В дверь постучались. «Лола вернулась?» ― отстранённо подумал он, и на бледном, без кровинки лице дофина промелькнула улыбка, когда он вспомнил о своей возлюбленной. Он разрешил войти.

― Ваша Светлость, ― обратился к нему слуга титулом, который они с Серсеей делили на двоих.

― Что такое? ― слегка раздражённо спросил он ― страх уносил любое терпение.

― К Вам пришла королева, ― испуганно пробормотал паж, и Франциск постарался смягчиться. Ведь паж не был в чём-то виноват.

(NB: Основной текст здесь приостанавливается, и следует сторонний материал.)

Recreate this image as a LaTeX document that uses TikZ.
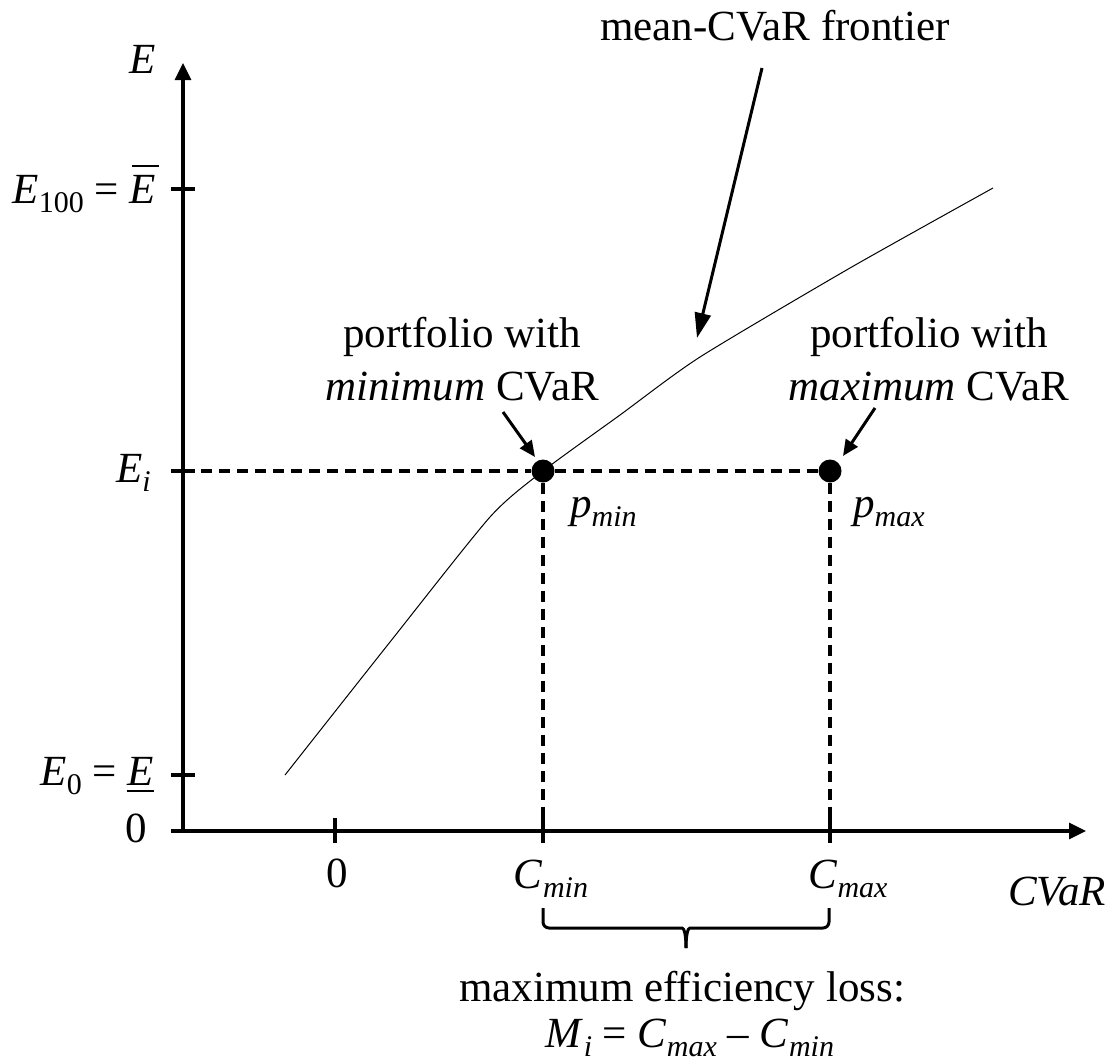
\documentclass[tikz,border=0pt]{standalone}
\usepackage{fontspec}
\setmainfont{Liberation Serif}
\usetikzlibrary{arrows.meta}
\newcommand\sbs[1]{\raisebox{-9pt}{\fontsize{30}{30}\selectfont #1}}
\newcommand\isbs[1]{\raisebox{-9pt}{\fontsize{30}{30}\selectfont\itshape #1}}
\newcommand\ovE{\rlap{\hspace{2pt}\rule[36pt]{27pt}{2.2pt}}\textit{E}}
\newcommand\unE{\rlap{\hspace{-1pt}\rule[-7pt]{27pt}{2.2pt}}\textit{E}}
\begin{document}
\begin{tikzpicture}[x=1pt,y=-1pt,
  lbl/.style={inner sep=0pt, font=\fontsize{43}{52}\selectfont},
  axisline/.style={line width=3.2pt, -{Triangle[length=17pt,width=16pt]}},
  tickline/.style={line width=3.2pt},
  guide/.style={line width=3.2pt, dash pattern=on 11pt off 7pt},
  frontier/.style={line width=1pt},
  pointer/.style={line width=3pt, -{Triangle[length=16pt,width=14pt]}},
  bigpointer/.style={line width=3pt, -{Triangle[length=25pt,width=16pt]}},
  bracepath/.style={line width=3pt},
  dot/.style={circle, fill=black, inner sep=0pt, minimum size=23pt}]
\useasboundingbox (0,0) rectangle (1110,1063);

% axes
\coordinate (O) at (183,831);
\coordinate (xs) at (171,831);
\coordinate (xe) at (1086,831);
\coordinate (ye) at (183,63);
\draw[axisline] (O) -- (ye);
\draw[axisline] (xs) -- (xe);

% ticks
\foreach \yy in {189,471,775} \draw[tickline] (171,\yy) -- (195,\yy);
\foreach \xx in {335,543,830} \draw[tickline] (\xx,818) -- (\xx,843);

% frontier
\draw[frontier] plot[smooth, tension=0.4] coordinates {(285,775) (390,642) (490,517) (543,471) (620,415) (700,357) (850,268) (993,188)};

% points
\node[dot] (pmin) at (543,471) {};
\node[dot] (pmax) at (830,471) {};
\coordinate (Ei) at (183,471);
\coordinate (Cmin) at (543,831);
\coordinate (Cmax) at (830,831);
\draw[guide] (Ei) -- (pmin);
\draw[guide] (pmin) -- (pmax);
\draw[guide] (pmin) -- (Cmin);
\draw[guide] (pmax) -- (Cmax);

% axis labels
\node[lbl, anchor=base east] (lE) at (156,73) {\textit{E}};
\node[lbl, anchor=base east] (lE100) at (156,203) {\textit{E}\sbs{100} = \ovE};
\node[lbl, anchor=base east] (lEi) at (151,482) {\textit{E}\isbs{i}};
\node[lbl, anchor=base east] (lE0) at (154,785) {\textit{E}\sbs{0} = \unE};
\node[lbl, anchor=base east] (lzy) at (147,842) {0};
\node[lbl, anchor=base] (lzx) at (337,887) {0};
\node[lbl, anchor=base] (lCmin) at (551,888) {\textit{C}\isbs{min}};
\node[lbl, anchor=base] (lCmax) at (848,888) {\textit{C}\isbs{max}};
\node[lbl, anchor=base west] (lCVaR) at (1008,905) {\textit{CVaR}};
\node[lbl, anchor=base west] (lpmin) at (570,517) {\textit{p}\isbs{min}};
\node[lbl, anchor=base west] (lpmax) at (853,517) {\textit{p}\isbs{max}};

% annotations
\node[lbl, anchor=base] (lfront) at (775,40) {mean-CVaR frontier};
\node[lbl, anchor=base] (lmin1) at (462,347) {portfolio with};
\node[lbl, anchor=base] (lmin2) at (462,400) {\textit{minimum} CVaR};
\node[lbl, anchor=base] (lmax1) at (929,347) {portfolio with};
\node[lbl, anchor=base] (lmax2) at (929,400) {\textit{maximum} CVaR};
\node[lbl, anchor=base] (lloss) at (682,1001) {maximum efficiency loss:};
\node[lbl, anchor=base] (lM) at (690,1047) {\textit{M}\isbs{i} = \textit{C}\isbs{max} – \textit{C}\isbs{min}};

% pointers
\coordinate (fa) at (762,68);
\coordinate (fb) at (697,338);
\draw[bigpointer] (fa) -- (fb);
\coordinate (mina) at (503,412);
\coordinate (minb) at (535,457);
\draw[pointer] (mina) -- (minb);
\coordinate (maxa) at (875,408);
\coordinate (maxb) at (843,456);
\draw[pointer] (maxa) -- (maxb);

% brace
\coordinate (bl) at (543,908);
\coordinate (br) at (829,908);
\coordinate (btip) at (686,948);
\draw[bracepath, rounded corners=6pt] (bl) |- (676,928) [sharp corners] .. controls (684,928) and (686,934) .. (btip);
\draw[bracepath, rounded corners=6pt] (br) |- (696,928) [sharp corners] .. controls (688,928) and (686,934) .. (btip);
\end{tikzpicture}
\end{document}
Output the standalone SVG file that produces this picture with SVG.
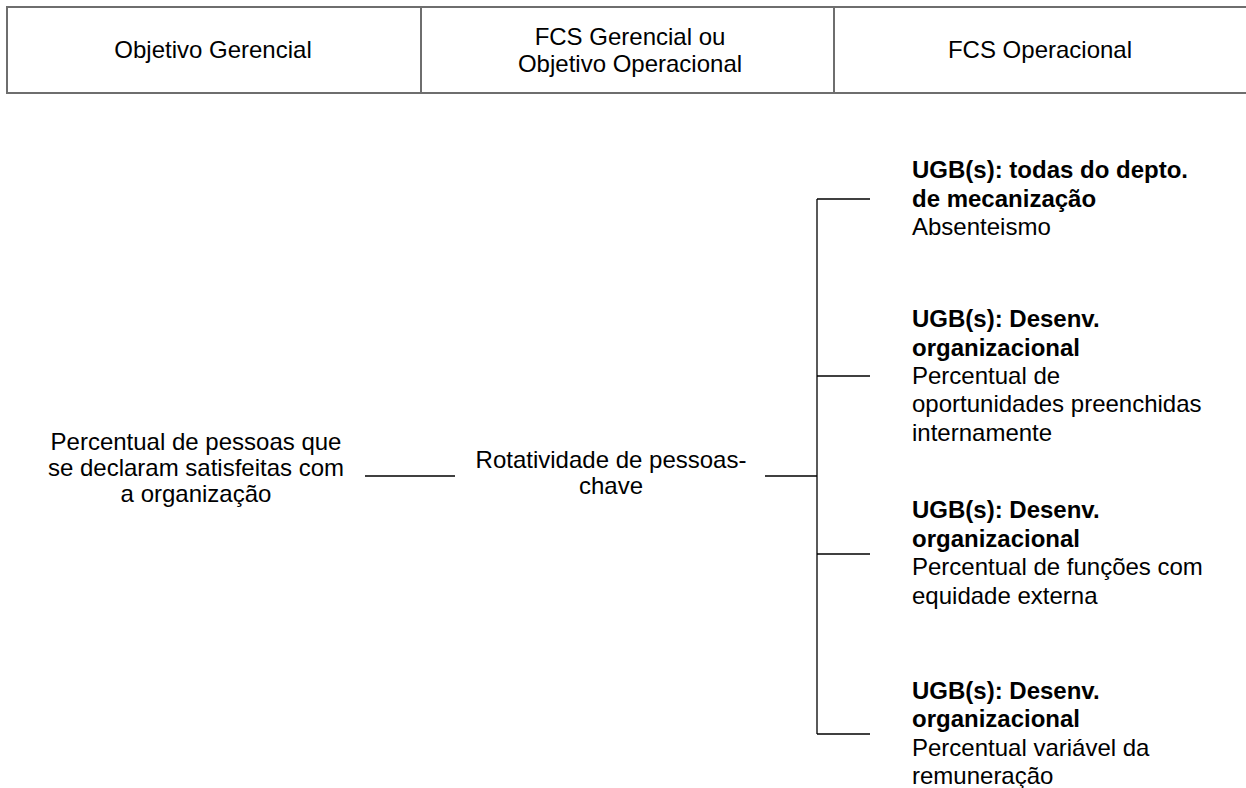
<svg xmlns="http://www.w3.org/2000/svg" width="1246" height="788" viewBox="0 0 1246 788">
<style>
text{font-family:"Liberation Sans",Arial,sans-serif;font-size:24px;fill:#000}
.c{text-anchor:middle}
.b{font-weight:bold}
.hdr{fill:#fff;stroke:#6e6e6e;stroke-width:2}
.ln{stroke:#000;stroke-width:1.3;fill:none}
</style>
<rect width="1246" height="788" fill="#fff"/>
<g id="header">
<rect class="hdr" x="7" y="7" width="1250" height="86"/>
<line class="hdr" x1="421" y1="7" x2="421" y2="93"/>
<line class="hdr" x1="834" y1="7" x2="834" y2="93"/>
<text class="c" x="213" y="58">Objetivo Gerencial</text>
<text class="c" x="630" y="45">FCS Gerencial ou</text>
<text class="c" x="630" y="72">Objetivo Operacional</text>
<text class="c" x="1040" y="58">FCS Operacional</text>
</g>
<g id="connectors">
<line class="ln" x1="365" y1="476" x2="455" y2="476"/>
<line class="ln" x1="765" y1="476" x2="817" y2="476"/>
<line class="ln" x1="817" y1="199" x2="817" y2="734"/>
<line class="ln" x1="817" y1="199" x2="870" y2="199"/>
<line class="ln" x1="817" y1="376" x2="870" y2="376"/>
<line class="ln" x1="817" y1="554" x2="870" y2="554"/>
<line class="ln" x1="817" y1="734" x2="870" y2="734"/>
</g>
<g id="node-objetivo">
<text class="c" x="196" y="450">Percentual de pessoas que</text>
<text class="c" x="196" y="476">se declaram satisfeitas com</text>
<text class="c" x="196" y="502">a organização</text>
</g>
<g id="node-fcs">
<text class="c" x="611" y="468">Rotatividade de pessoas-</text>
<text class="c" x="611" y="494">chave</text>
</g>
<g id="node-op1">
<text class="b" x="912" y="178">UGB(s): todas do depto.</text>
<text class="b" x="912" y="207">de mecanização</text>
<text x="912" y="235">Absenteismo</text>
</g>
<g id="node-op2">
<text class="b" x="912" y="327">UGB(s): Desenv.</text>
<text class="b" x="912" y="356">organizacional</text>
<text x="912" y="384">Percentual de</text>
<text x="912" y="412">oportunidades preenchidas</text>
<text x="912" y="441">internamente</text>
</g>
<g id="node-op3">
<text class="b" x="912" y="518">UGB(s): Desenv.</text>
<text class="b" x="912" y="547">organizacional</text>
<text x="912" y="575">Percentual de funções com</text>
<text x="912" y="604">equidade externa</text>
</g>
<g id="node-op4">
<text class="b" x="912" y="699">UGB(s): Desenv.</text>
<text class="b" x="912" y="727">organizacional</text>
<text x="912" y="756">Percentual variável da</text>
<text x="912" y="784">remuneração</text>
</g>
</svg>
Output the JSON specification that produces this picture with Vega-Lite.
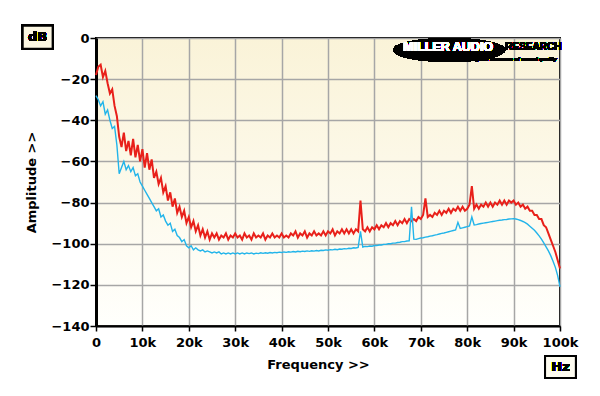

«Мама?» ― подумал он и кивнул. Дофин почему-то считал, что никто другой прийти и не мог. Происходящее с Серсеей окружило королевскую семью как купол, как аквариум. К Франциску приходили родители, сообщая, как чувствует себя юная мать; приходили младшие братья и сестра, которым ничего не говорили, которые волновались ещё больше дофина, и через него хотели узнать хоть что-то; иногда он сам ходил к сестре, но не находил в себе силы пробыть там дольше трёх минут и переключал внимание на племянника. Сезар выглядел здоровее принцессы и смотрел на мир зелёными глазами своей матери, любопытный, как маленький зверёк. Да, он был маленьким и слабым, но в нём Франциск чувствовал сильную тягу к жизни, которую, очевидно, перенял от обоих родителей. Чаще всего он видел Лолу ― она поддерживала дофина, утешала как могла, и единственная твердила, что «всё будет хорошо». Он ей верил и просил приходить как можно чаще и оставаться как можно дольше.